When Anthony was released he was legally recognized as a “free Negro” and ran a successful farm. In 1651 he held 250 acres and five black indentured servants. In 1654, it was time for Anthony to release John Casor, a black indentured servant. Instead Anthony told Casor he was extending his time. Casor left and became employed by the free white man Robert Parker.
Anthony Johnson sued Robert Parker in the Northampton Court in 1654. In 1655, the court ruled that Anthony Johnson could hold John Casor indefinitely. The court gave judicial sanction for blacks to own chattel slaves of their own race. Thus Casor became the first permanent slave and Johnson the first slave owner.
Whites still could not legally hold a black servant as an indefinite slave until 1670. In that year, the colonial assembly passed legislation permitting free whites, blacks, and Indians the right to own blacks as chattel slaves.
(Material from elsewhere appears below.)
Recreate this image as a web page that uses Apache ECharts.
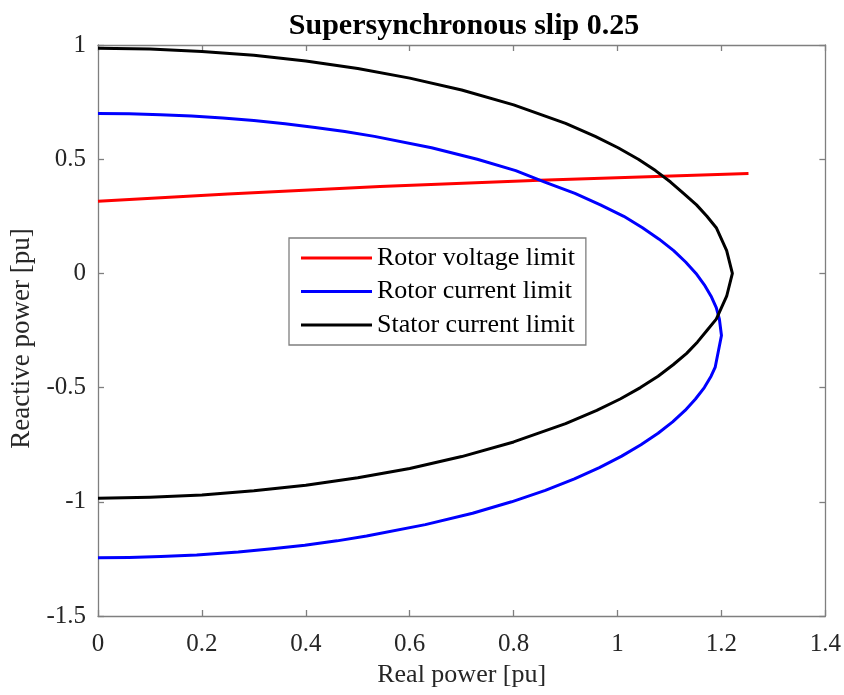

By 1699, the number of free blacks prompted fears of a “Negro insurrection.” Virginia Colonial ordered the repatriation of freed blacks back to Africa. Many blacks sold themselves to white masters so they would not have to go to Africa. This was the first effort to gently repatriate free blacks back to Africa. The modern nations of Sierra Leone and Liberia both originated as colonies of repatriated former black slaves.
However, black slave owners continued to thrive in the United States.
By 1830 there were 3,775 black families living in the South who owned black slaves. By 1860 there were about 3,000 slaves owned by black households in the city of New Orleans alone.